After mousse has firmed, spread a layer of ganache over that and let it firm in the refrigerator or freezer.
6. For chocolate mousse:
Beat egg yolks in a small bowl on high speed until thick and lemon colored, about 3 minutes. Gradually add sugar then beat. Set aside.

Heat 1 cup heavy cream in saucepan over medium heat just until hot. (Do not boil.) Gradually stir half of the hot cream into egg yolk mixture then conbine back into hot cream in saucepan. Cook over low heat about 5 minutes, stirring constantly, until mixture is blended and thickens.Let cool for 10 minutes, then add chocolate to mixture and stir until thick, about 5 minutes.

Cover and refrigerate for about 2 hours, stirring occasionally, just until chilled.

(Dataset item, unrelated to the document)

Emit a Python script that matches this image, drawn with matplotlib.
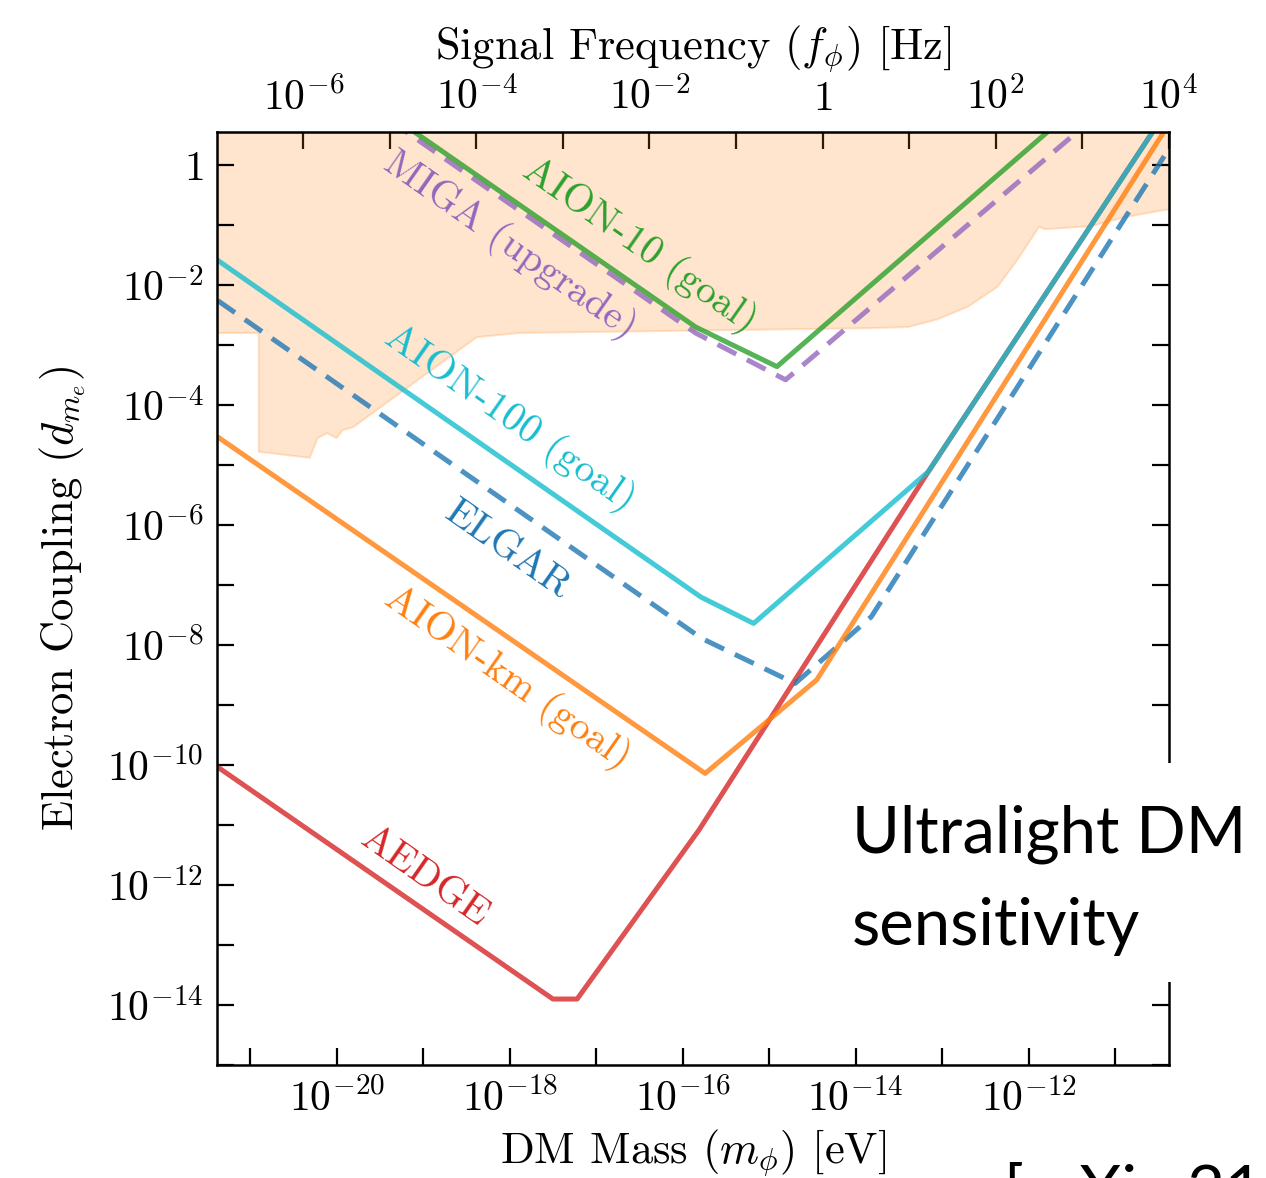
import numpy as np
import matplotlib
matplotlib.use('Agg')
import matplotlib.pyplot as plt
from matplotlib.patches import Rectangle
from matplotlib.ticker import NullFormatter

plt.rcParams['font.family'] = 'cmr10'
plt.rcParams['mathtext.fontset'] = 'cm'
plt.rcParams['axes.unicode_minus'] = False
plt.rcParams['axes.formatter.use_mathtext'] = True

# curves as log10(mass / eV) and log10(coupling)
aedge_m = [-22, -17.50, -17.22, -15.81, -13.16, -10.0]
aedge_d = [-9.41, -13.90, -13.90, -11.08, -5.11, 1.79]

elgar_m = [-22, -15.78, -14.70, -13.82, -10.0]
elgar_d = [-1.63, -7.89, -8.64, -7.53, 1.13]

km_m = [-22, -15.74, -14.45, -10.0]
km_d = [-3.91, -10.14, -8.58, 1.55]

a100_m = [-22, -15.79, -15.18, -13.16, -10.0]
a100_d = [-0.96, -7.20, -7.64, -5.11, 1.79]

miga_m = [-20, -15.85, -14.81, -11.0]
miga_d = [1.36, -2.80, -3.58, 1.09]

a10_m = [-20, -15.85, -14.91, -11.0]
a10_d = [1.45, -2.70, -3.36, 1.53]

# existing bounds (shaded)
excl_m = [-22, -20.90, -20.90, -20.31, -20.22, -20.11, -20.00, -19.93, -19.81,
          -18.38, -17.89, -13.85, -13.39, -13.05, -12.70, -12.36, -12.13,
          -11.98, -11.88, -11.81, -11.28, -10.89, -10.43, -10.0]
excl_d = [-2.80, -2.80, -4.78, -4.88, -4.55, -4.47, -4.55, -4.42, -4.37,
          -2.87, -2.80, -2.72, -2.70, -2.57, -2.36, -2.03, -1.58,
          -1.25, -1.03, -1.07, -1.02, -0.87, -0.75, -0.70]

h_eVs = 4.135667e-15


def m2f(m):
    return m / h_eVs


def f2m(f):
    return f * h_eVs


fig = plt.figure(figsize=(12.66, 11.78), dpi=100)
ax = fig.add_axes([0.1716, 0.0959, 0.7520, 0.7923])

ex_m = 10.0 ** np.array(excl_m)
ax.fill_between(ex_m, 10.0 ** np.array(excl_d), 1e3, facecolor='#ff7f0e', alpha=0.2,
                edgecolor='none', zorder=1)
ax.plot(ex_m, 10.0 ** np.array(excl_d), color='#ff7f0e', alpha=0.2, lw=1.5, zorder=1)

lw = 3.6
ax.plot(10.0 ** np.array(aedge_m), 10.0 ** np.array(aedge_d), color='#d62728', alpha=0.8, lw=lw)
ax.plot(10.0 ** np.array(elgar_m), 10.0 ** np.array(elgar_d), color='#1f77b4', alpha=0.8, lw=lw,
        ls=(0, (4.2, 2.4)))
ax.plot(10.0 ** np.array(km_m), 10.0 ** np.array(km_d), color='#ff7f0e', alpha=0.8, lw=lw)
ax.plot(10.0 ** np.array(a100_m), 10.0 ** np.array(a100_d), color='#17becf', alpha=0.8, lw=lw)
ax.plot(10.0 ** np.array(miga_m), 10.0 ** np.array(miga_d), color='#9467bd', alpha=0.8, lw=lw,
        ls=(0, (4.2, 2.4)))
ax.plot(10.0 ** np.array(a10_m), 10.0 ** np.array(a10_d), color='#2ca02c', alpha=0.8, lw=lw)

ax.set_xscale('log')
ax.set_yscale('log')
ax.set_xlim(10 ** -21.38, 10 ** -10.375)
ax.set_ylim(1e-15, 10 ** 0.555)

xt = [-20, -18, -16, -14, -12]
ax.set_xticks([10.0 ** e for e in xt], [r'$10^{%d}$' % e for e in xt])
ax.set_xticks([10.0 ** e for e in range(-21, -10, 2)], minor=True)
yt = [0, -2, -4, -6, -8, -10, -12, -14]
ax.set_yticks([10.0 ** e for e in yt], [r'$1$' if e == 0 else r'$10^{%d}$' % e for e in yt])
ax.set_yticks([10.0 ** e for e in range(-15, 1, 2)], minor=True)
ax.xaxis.set_minor_formatter(NullFormatter())
ax.yaxis.set_minor_formatter(NullFormatter())
ax.tick_params(which='both', direction='in', length=12, width=1.6, top=False, right=True,
               labelsize=30)
ax.tick_params(axis='x', which='major', pad=10)
ax.tick_params(axis='y', which='major', pad=10)
for s in ax.spines.values():
    s.set_linewidth(1.8)

ax.set_xlabel(r'DM Mass $(m_\phi)$ [eV]', fontsize=32, labelpad=6)
ax.set_ylabel(r'Electron Coupling $(d_{m_e})$', fontsize=32, labelpad=14)

sec = ax.secondary_xaxis('top', functions=(m2f, f2m))
ft = [-6, -4, -2, 0, 2, 4]
sec.set_xticks([10.0 ** e for e in ft], [r'$1$' if e == 0 else r'$10^{%d}$' % e for e in ft])
sec.set_xticks([10.0 ** e for e in range(-7, 4, 2)], minor=True)
sec.xaxis.set_minor_formatter(NullFormatter())
sec.tick_params(which='both', direction='in', length=12, width=1.6, labelsize=30, pad=10)
sec.set_xlabel(r'Signal Frequency $(f_\phi)$ [Hz]', fontsize=32, labelpad=14)

# curve labels
rot = -35
ax.text(0.444, 0.878, 'AION-10 (goal)', color='#2ca02c', fontsize=29, rotation=rot,
        ha='center', va='center', transform=ax.transAxes, rotation_mode='anchor')
ax.text(0.3075, 0.878, 'MIGA (upgrade)', color='#9467bd', fontsize=29, rotation=rot,
        ha='center', va='center', transform=ax.transAxes, rotation_mode='anchor')
ax.text(0.3075, 0.693, 'AION-100 (goal)', color='#17becf', fontsize=29, rotation=rot,
        ha='center', va='center', transform=ax.transAxes, rotation_mode='anchor')
ax.text(0.305, 0.552, 'ELGAR', color='#1f77b4', fontsize=29, rotation=rot,
        ha='center', va='center', transform=ax.transAxes, rotation_mode='anchor')
ax.text(0.305, 0.415, 'AION-km (goal)', color='#ff7f0e', fontsize=29, rotation=rot,
        ha='center', va='center', transform=ax.transAxes, rotation_mode='anchor')
ax.text(0.218, 0.201, 'AEDGE', color='#d62728', fontsize=29, rotation=rot,
        ha='center', va='center', transform=ax.transAxes, rotation_mode='anchor')

# slide overlay
fig.patches.append(Rectangle((0.6635, 0.1664), 0.3365, 0.186, transform=fig.transFigure,
                             facecolor='white', edgecolor='none', zorder=5))
fig.text(852 / 1266, 1 - 852 / 1178, 'Ultralight DM', fontsize=47, family='Lato',
         va='baseline', ha='left', zorder=6)
fig.text(852 / 1266, 1 - 945 / 1178, 'sensitivity', fontsize=47, family='Lato',
         va='baseline', ha='left', zorder=6)
fig.text(1003 / 1266, 1 - 1212 / 1178, '[arXiv:2104.02835]', fontsize=47, family='Lato',
         va='baseline', ha='left', zorder=6)

fig.savefig('out.png', dpi=100)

Beat remaining 1 1/2 cups heavy cream in chilled medium bowl until stiff. Mix 3/4 of the whipped cream into chocolate mixture until blended. Fold remaining whipped cream gradually into chocolate mixture until well blended.
7. For chocolate ganache:
Pour chopped chocolate (or chocolate chips) into a metal mixing bowl. Stirring constantly, heat whipping cream, butter and finally in a small saucepan to just about boiling, but don't let it actually come to a boil. You should see bubbles forming around the edges of the pot. If you're using a thermometer, heat it to about 180 degrees. Immediately pour hot cream mixture over chocolate and use a small whisk to mix until completely smooth.